What can I do to speed up the execution of the following code significantly (in particular for even higher values of N). I think the main problem is the sum in the get_field function.

from numpy import *
from numpy.linalg import *
from scipy import constants as co
import pylab as plt

eps0 = co.epsilon_0


charges = []


class charge:
    def __init__(self, q, pos):
        self.q=q
        self.pos=pos

a = 10
N = 1001

d = 1e-3
Q = 1e-8
q = Q/N**2

for x in linspace(0,a,N):
    for y in linspace(0,a,N):
        ## First plate
        position = array([x,y,0])
        NewCharge = charge(q,position)
        charges.append(NewCharge)

        ## Second Plate
        position2 = array([x,y,d])
        NewCharge2 = charge(-q,position2)
        charges.append(NewCharge2)

def get_field(position):
    E = array([0.,0.,0.])
    
    for C in charges:
        q = C.q
        rVector = position - C.pos
        r = norm(rVector)
        r0Vector = rVector/r
        
        E += 1/(4*pi*eps0)*q/r**2 * r0Vector
        #print(E)
    return E[2]




p = 0.1
x0 = 0.5*a
y0 = 0.5*a


#print(get_field([x0,y0,1]))

Z = linspace(p*d,(1-p)*d,100)

E = [get_field([x0,y0,z]) for z in Z]

print(Z)
print(E)
plt.plot(Z,E,'x')
plt.ylim(bottom=0)
plt.show()

The background is a physics problem where I want to find the electric field of a parallel plate capacitor by explicitly summing up the coulomb fields of evenly distributed point charges on two parallel plates.
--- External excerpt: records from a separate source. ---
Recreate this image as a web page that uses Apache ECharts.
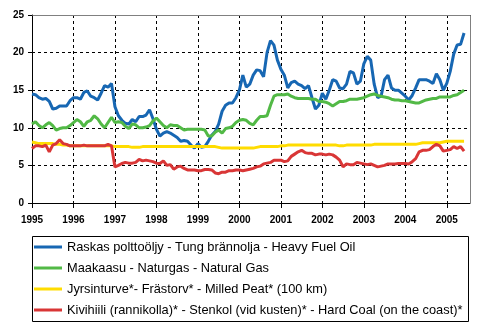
<!DOCTYPE html>
<html><head><meta charset="utf-8">
<script src="https://cdn.jsdelivr.net/npm/echarts@6/dist/echarts.min.js"></script>
<style>html,body{margin:0;padding:0;background:#fff;}#c{width:495px;height:327px;}</style>
</head><body><div id="c"></div>
<script>
// Monthly data, Jan 1995 .. Jun 2005
var startYear = 1995;
var yearTicks = [1995,1996,1997,1998,1999,2000,2001,2002,2003,2004,2005];
var seriesNames = [
  "Raskas polttoöljy - Tung brännolja - Heavy Fuel Oil",
  "Maakaasu - Naturgas - Natural Gas",
  "Jyrsinturve*- Frästorv* - Milled Peat* (100 km)",
  "Kivihiili (rannikolla)* - Stenkol (vid kusten)* - Hard Coal (on the coast)*"
];
var heavyFuelOil = [
  14.5,14.4,14.0,13.8,13.9,13.5,12.5,12.6,12.9,12.9,12.9,13.6,
  14.0,14.0,13.8,14.7,14.9,14.2,14.0,13.7,14.6,15.6,15.4,15.9,
  12.8,11.6,11.0,10.6,10.5,11.1,10.8,11.5,11.5,11.7,12.4,11.2,
  9.8,8.9,9.3,9.5,9.3,9.0,8.7,8.2,8.3,8.2,7.7,7.3,
  7.9,7.4,7.5,8.2,9.0,9.5,10.5,12.2,13.0,13.3,13.3,14.0,
  15.0,17.0,15.4,15.8,17.0,17.7,17.6,16.8,20.0,21.6,21.0,19.0,
  17.8,17.0,15.3,16.0,16.2,15.8,15.6,15.2,15.6,14.0,12.5,13.0,
  14.6,13.8,15.0,16.4,16.2,15.3,15.2,15.8,17.5,17.3,15.8,16.2,
  18.5,19.5,19.0,15.8,14.0,14.2,16.4,17.0,15.3,15.0,15.0,14.6,
  14.2,13.7,14.3,15.3,16.4,16.4,16.4,16.2,15.9,17.2,16.4,15.0,
  15.9,17.5,19.8,21.0,21.1,22.6
];
var naturalGas = [
  10.5,10.8,10.3,10.0,10.4,10.7,10.3,9.7,9.9,10.0,10.0,10.3,
  10.7,11.1,10.8,10.2,10.8,11.0,11.6,11.2,10.5,10.0,10.7,11.4,
  10.7,10.8,10.7,10.2,9.9,10.5,10.4,10.0,10.0,10.1,10.3,10.9,
  11.3,10.8,10.3,10.0,10.4,10.3,10.3,10.0,9.7,9.8,9.8,9.8,
  9.8,9.8,9.7,8.9,8.9,9.4,9.7,9.3,9.9,10.0,10.2,10.7,
  11.0,11.1,11.0,10.6,10.4,11.0,11.5,11.5,11.6,13.0,14.2,14.4,
  14.4,14.4,14.5,14.2,14.0,13.9,13.9,13.9,13.9,13.8,13.8,13.5,
  13.5,13.4,13.2,12.9,13.2,13.5,13.5,13.6,13.8,13.8,13.8,13.9,
  14.0,14.2,14.4,14.5,14.3,14.2,14.1,14.0,13.8,13.7,13.7,13.6,
  13.6,13.5,13.4,13.3,13.3,13.5,13.7,13.8,13.9,13.9,14.1,14.1,
  14.1,14.1,14.3,14.4,14.7,15.0
];
var milledPeat = [
  8.1,8.0,7.9,7.9,7.9,7.9,7.9,7.8,7.8,7.7,7.7,7.6,
  7.6,7.6,7.6,7.6,7.6,7.6,7.6,7.6,7.6,7.6,7.6,7.6,
  7.5,7.5,7.5,7.5,7.5,7.4,7.4,7.4,7.5,7.5,7.5,7.5,
  7.5,7.5,7.5,7.5,7.5,7.5,7.5,7.5,7.5,7.5,7.5,7.5,
  7.5,7.5,7.5,7.5,7.5,7.5,7.4,7.3,7.3,7.3,7.3,7.3,
  7.3,7.3,7.3,7.3,7.3,7.4,7.5,7.5,7.5,7.5,7.5,7.5,
  7.6,7.6,7.7,7.7,7.7,7.7,7.7,7.7,7.7,7.7,7.7,7.7,
  7.7,7.7,7.7,7.7,7.7,7.6,7.6,7.7,7.7,7.7,7.7,7.7,
  7.7,7.7,7.7,7.8,7.8,7.8,7.8,7.8,7.8,7.8,7.8,7.8,
  7.8,7.8,7.8,7.8,7.9,8.0,8.0,8.0,8.0,8.0,8.0,8.1,
  8.2,8.2,8.2,8.2,8.2,8.2
];
var hardCoal = [
  7.25,7.6,7.6,7.5,7.7,6.8,7.7,7.9,8.4,7.9,7.8,7.6,
  7.6,7.6,7.6,7.7,7.6,7.6,7.6,7.6,7.6,7.6,7.8,7.6,
  4.8,5.0,5.25,5.4,5.3,5.3,5.4,5.8,5.6,5.7,5.6,5.5,
  5.3,5.25,5.6,5.0,5.1,4.5,4.8,4.9,4.6,4.4,4.4,4.4,
  4.3,4.3,4.45,4.45,4.4,4.0,3.9,4.1,4.1,4.3,4.3,4.4,
  4.4,4.3,4.4,4.5,4.6,4.8,4.9,5.2,5.3,5.4,5.7,5.7,
  5.7,5.5,5.6,6.2,6.5,6.8,7.0,6.7,6.6,6.6,6.4,6.5,
  6.5,6.4,6.5,6.4,6.1,5.7,4.8,5.2,5.1,5.1,5.4,5.3,
  5.2,5.1,5.2,5.0,4.8,4.9,5.0,5.2,5.2,5.2,5.25,5.25,
  5.25,5.2,5.5,5.9,6.8,7.0,7.0,7.1,7.5,7.8,7.6,6.9,
  7.0,7.1,7.5,7.25,7.5,6.9
];
var colors = ['#1767b3','#52b946','#ffdc00','#d93636'];

function toPoints(arr){
  return arr.map(function(v,i){ return [startYear + i/12, v]; });
}
var allData = [heavyFuelOil, naturalGas, milledPeat, hardCoal];
var FONT = '"Liberation Sans", Arial, sans-serif';

var chart = echarts.init(document.getElementById('c'), null, {renderer:'canvas'});
var xMax = 2005.56;
var option = {
  animation: false,
  backgroundColor: '#fff',
  color: colors,
  grid: {left: 32, right: 25, top: 15, bottom: 124, containLabel: false},
  xAxis: {
    type: 'value', min: yearTicks[0], max: xMax, interval: 1,
    axisLine: {show: true, lineStyle: {color: '#000', width: 1}},
    axisTick: {show: true, length: 5, lineStyle: {color: '#000'}},
    axisLabel: {
      showMaxLabel: false, margin: 12,
      color: '#000', fontSize: 10, fontWeight: 'bold', fontFamily: FONT,
      formatter: function(v){ return yearTicks.indexOf(Math.round(v*1000)/1000) >= 0 ? String(Math.round(v)) : ''; }
    },
    splitLine: {show: true, lineStyle: {color: '#000', type: [3,3], width: 1}}
  },
  yAxis: {
    type: 'value', min: 0, max: 25, interval: 5,
    axisLine: {show: true, lineStyle: {color: '#000', width: 1}},
    axisTick: {show: true, length: 4, lineStyle: {color: '#000'}},
    axisLabel: {margin: 8, color: '#000', fontSize: 10, fontWeight: 'bold', fontFamily: FONT},
    splitLine: {show: true, lineStyle: {color: '#000', type: [3,3], width: 1}}
  },
  legend: {
    orient: 'vertical', left: 34, top: 240, padding: 0,
    itemWidth: 28, itemHeight: 3, itemGap: 7, icon: 'rect',
    textStyle: {color: '#000', fontSize: 12.8, fontFamily: FONT, lineHeight: 14},
    data: seriesNames
  },
  series: seriesNames.map(function(n, k){
    return {
      name: n, type: 'line', data: toPoints(allData[k]),
      showSymbol: false, symbol: 'none',
      lineStyle: {width: 3, color: colors[k]},
      itemStyle: {color: colors[k]}
    };
  })
};
chart.setOption(option);

// plot frame (top and right) and legend box
var p0 = chart.convertToPixel({gridIndex:0}, [yearTicks[0], 25]);
var p1 = chart.convertToPixel({gridIndex:0}, [xMax, 0]);
chart.setOption({
  graphic: [
    {type:'polyline', z: 100, shape:{points:[[Math.round(p0[0])+0.5, Math.round(p0[1])+0.5],[Math.round(p1[0])+0.5, Math.round(p0[1])+0.5],[Math.round(p1[0])+0.5, Math.round(p1[1])+0.5]]}, style:{stroke:'#808080', fill:null, lineWidth:1}},
    {type:'rect', z: 100, shape:{x:32.5, y:236.5, width:436, height:85}, style:{stroke:'#000', fill:null, lineWidth:1}}
  ]
});
</script>
</body></html>
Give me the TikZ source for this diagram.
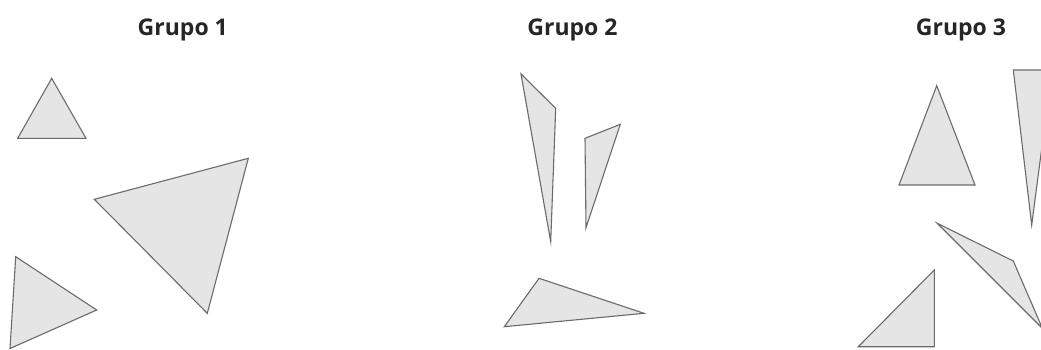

Update @Blckknght's answer improves the performance of my code significantly, for example for N = 100, my original code takes approx 90 seconds on my system and your code 0,6 seconds. For N = 500 my code takes approx 2300 seconds, Blckknght's code approx 3 seconds.

The problem with this improved code is that the memory consumption is so high that in my case the program just gets killed if my 16 GB memory are exceeded.

So is there any way to get those optimizations without running into the memory problem at all?

Does this answer your question? [How to parallel sum a loop using multiprocessing in Python](https://stackoverflow.com/questions/29785427/how-to-parallel-sum-a-loop-using-multiprocessing-in-python) — Roshin Raphel, Mar 02 '23 at 20:21
This can be sped up immensely if you move move things into numpy arrays, rather than using Python lists and for loops. — Nelewout, Mar 02 '23 at 20:29
@RoshinRaphel: Yes, parallelization would speed it up by the number of cores. I already played with numba for this. However for larger and larger N this wouldn't help to much, so I am looking for further significant optimizations. — dp21, Mar 02 '23 at 20:36
`r = norm(rVector)` is slow, you can try using a dictionary for reducing the number of calls to this function if there are redundant values. — Roshin Raphel, Mar 02 '23 at 20:42
@RoshinRaphel: Can you explain how to use a dict in this case a bit more in detail? — dp21, Mar 02 '23 at 20:48
Whenever you call this function, save the result in a dict as `dict[rVector] = r`, next time, just check if the value exists in dict, before calling the function, if you have significant collisions, this should reduce the running time. — Roshin Raphel, Mar 02 '23 at 20:52
I'm pretty sure all the norms are on unique vectors, so caching with a dictionary is not going to help any. A better trick is to use a single array for the vectors, and call `norm` with an `axis` parameter, so that it can do fancy CPU-level optimizations on the many parallel calculations. — Blckknght, Mar 02 '23 at 21:40

score 2 · Answer 1 · answered Mar 03 '23 at 03:17

Programming fast numerical code with numpy is quite different than writing normal Python code. You often need to discard some best practices from normal code to get good numerical performance.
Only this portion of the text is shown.